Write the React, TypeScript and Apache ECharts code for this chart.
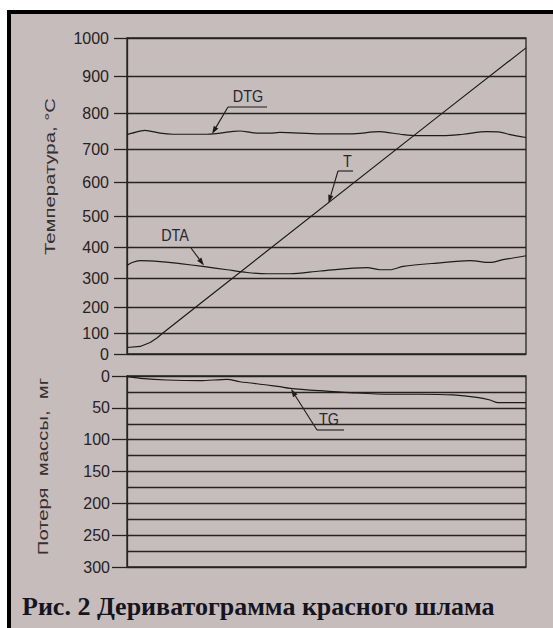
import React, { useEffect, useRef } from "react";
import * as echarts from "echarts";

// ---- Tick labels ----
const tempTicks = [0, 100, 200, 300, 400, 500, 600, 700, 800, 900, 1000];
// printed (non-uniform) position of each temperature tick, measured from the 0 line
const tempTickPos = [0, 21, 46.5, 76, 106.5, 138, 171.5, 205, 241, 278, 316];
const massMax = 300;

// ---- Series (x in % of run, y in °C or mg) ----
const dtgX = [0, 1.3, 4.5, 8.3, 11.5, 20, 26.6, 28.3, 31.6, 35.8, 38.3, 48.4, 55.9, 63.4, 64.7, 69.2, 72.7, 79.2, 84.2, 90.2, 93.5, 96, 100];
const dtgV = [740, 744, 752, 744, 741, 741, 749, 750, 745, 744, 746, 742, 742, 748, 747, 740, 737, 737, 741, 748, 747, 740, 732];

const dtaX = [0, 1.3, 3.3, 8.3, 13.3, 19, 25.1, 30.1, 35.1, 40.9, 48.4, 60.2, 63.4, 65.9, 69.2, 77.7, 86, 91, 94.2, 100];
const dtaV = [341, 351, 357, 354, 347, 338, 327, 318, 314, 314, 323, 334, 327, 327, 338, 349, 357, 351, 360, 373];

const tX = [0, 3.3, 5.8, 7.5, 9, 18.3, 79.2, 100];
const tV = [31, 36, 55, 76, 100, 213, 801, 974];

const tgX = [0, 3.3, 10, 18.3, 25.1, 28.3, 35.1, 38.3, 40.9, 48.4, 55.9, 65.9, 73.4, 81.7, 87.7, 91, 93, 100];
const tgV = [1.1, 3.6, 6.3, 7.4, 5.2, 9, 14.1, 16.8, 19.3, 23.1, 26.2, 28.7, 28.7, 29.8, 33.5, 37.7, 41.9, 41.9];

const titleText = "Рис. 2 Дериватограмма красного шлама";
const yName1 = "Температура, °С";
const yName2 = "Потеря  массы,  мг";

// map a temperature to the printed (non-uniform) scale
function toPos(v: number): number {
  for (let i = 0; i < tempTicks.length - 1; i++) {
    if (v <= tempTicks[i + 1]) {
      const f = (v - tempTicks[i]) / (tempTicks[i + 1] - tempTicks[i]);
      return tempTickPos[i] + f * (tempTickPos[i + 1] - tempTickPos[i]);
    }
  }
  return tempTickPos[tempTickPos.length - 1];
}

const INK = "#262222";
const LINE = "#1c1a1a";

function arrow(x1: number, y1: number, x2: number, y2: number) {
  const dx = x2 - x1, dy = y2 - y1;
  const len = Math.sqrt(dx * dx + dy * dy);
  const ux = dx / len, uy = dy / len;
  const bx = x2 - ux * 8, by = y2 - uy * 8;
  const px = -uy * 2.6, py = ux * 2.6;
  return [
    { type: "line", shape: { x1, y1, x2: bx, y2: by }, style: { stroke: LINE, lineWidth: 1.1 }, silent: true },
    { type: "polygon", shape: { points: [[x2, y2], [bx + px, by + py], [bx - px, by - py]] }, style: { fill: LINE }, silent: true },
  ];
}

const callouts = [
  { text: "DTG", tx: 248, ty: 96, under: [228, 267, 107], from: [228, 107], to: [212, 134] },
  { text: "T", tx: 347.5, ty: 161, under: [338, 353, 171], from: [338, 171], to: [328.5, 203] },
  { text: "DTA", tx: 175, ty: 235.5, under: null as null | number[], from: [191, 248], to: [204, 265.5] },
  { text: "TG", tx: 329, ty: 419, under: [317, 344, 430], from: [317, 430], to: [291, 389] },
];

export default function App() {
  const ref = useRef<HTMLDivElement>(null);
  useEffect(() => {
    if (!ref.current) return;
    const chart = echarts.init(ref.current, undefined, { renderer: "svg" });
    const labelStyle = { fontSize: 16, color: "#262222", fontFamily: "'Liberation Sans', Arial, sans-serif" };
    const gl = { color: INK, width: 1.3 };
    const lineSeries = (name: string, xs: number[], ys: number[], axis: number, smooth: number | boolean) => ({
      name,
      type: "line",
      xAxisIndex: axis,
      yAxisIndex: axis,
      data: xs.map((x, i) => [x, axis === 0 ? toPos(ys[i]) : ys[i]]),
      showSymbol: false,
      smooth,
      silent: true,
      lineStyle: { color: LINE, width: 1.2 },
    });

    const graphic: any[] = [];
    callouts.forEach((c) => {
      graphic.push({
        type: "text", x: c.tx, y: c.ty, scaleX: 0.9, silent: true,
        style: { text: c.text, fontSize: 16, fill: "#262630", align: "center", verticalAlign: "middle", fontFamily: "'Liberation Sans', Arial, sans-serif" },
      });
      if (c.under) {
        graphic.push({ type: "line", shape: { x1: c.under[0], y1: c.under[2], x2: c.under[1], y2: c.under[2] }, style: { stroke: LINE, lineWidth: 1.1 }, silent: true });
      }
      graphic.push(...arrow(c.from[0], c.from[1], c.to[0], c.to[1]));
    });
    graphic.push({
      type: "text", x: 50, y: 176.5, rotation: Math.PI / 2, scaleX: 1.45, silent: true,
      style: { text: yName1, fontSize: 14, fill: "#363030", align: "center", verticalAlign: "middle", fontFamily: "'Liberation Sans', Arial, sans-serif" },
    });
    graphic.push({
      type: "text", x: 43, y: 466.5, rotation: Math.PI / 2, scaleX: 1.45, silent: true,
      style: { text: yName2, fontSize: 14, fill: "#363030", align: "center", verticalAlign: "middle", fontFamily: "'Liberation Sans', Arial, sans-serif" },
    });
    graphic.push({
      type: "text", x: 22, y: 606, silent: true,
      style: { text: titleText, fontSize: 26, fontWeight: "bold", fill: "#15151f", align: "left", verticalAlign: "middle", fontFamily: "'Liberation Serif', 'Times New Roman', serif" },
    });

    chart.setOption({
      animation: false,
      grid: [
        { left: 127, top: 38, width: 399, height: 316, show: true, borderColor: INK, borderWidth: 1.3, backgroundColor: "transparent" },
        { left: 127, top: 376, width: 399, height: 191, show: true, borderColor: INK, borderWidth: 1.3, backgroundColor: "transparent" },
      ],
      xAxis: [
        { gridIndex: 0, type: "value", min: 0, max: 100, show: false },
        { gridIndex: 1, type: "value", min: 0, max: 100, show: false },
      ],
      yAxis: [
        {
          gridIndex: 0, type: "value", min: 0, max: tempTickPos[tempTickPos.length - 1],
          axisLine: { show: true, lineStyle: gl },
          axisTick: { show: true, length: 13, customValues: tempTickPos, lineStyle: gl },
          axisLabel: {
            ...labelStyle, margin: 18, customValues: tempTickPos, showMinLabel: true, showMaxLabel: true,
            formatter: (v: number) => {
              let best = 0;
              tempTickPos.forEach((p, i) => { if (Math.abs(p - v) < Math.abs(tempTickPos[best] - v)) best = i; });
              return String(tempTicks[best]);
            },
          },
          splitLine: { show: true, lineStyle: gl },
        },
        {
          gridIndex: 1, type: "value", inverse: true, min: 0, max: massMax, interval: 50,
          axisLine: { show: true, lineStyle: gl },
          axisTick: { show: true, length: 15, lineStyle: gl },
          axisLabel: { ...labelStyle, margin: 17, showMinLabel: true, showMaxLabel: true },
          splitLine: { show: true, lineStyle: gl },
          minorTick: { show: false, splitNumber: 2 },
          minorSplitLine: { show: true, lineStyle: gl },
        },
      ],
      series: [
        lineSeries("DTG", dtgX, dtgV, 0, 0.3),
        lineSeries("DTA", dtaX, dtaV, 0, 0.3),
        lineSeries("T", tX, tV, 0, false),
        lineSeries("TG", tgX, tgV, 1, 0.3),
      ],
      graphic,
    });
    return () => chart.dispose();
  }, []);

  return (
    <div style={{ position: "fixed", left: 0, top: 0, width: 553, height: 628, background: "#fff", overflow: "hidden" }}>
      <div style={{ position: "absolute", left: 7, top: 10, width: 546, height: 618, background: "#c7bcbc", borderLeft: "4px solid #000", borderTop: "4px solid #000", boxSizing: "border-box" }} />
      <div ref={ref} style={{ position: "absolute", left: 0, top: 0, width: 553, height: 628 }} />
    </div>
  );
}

Requirement: Pick out every line with the string "React" and copy it.

Response:
Write the React, TypeScript and Apache ECharts code for this chart.
import React, { useEffect, useRef } from "react";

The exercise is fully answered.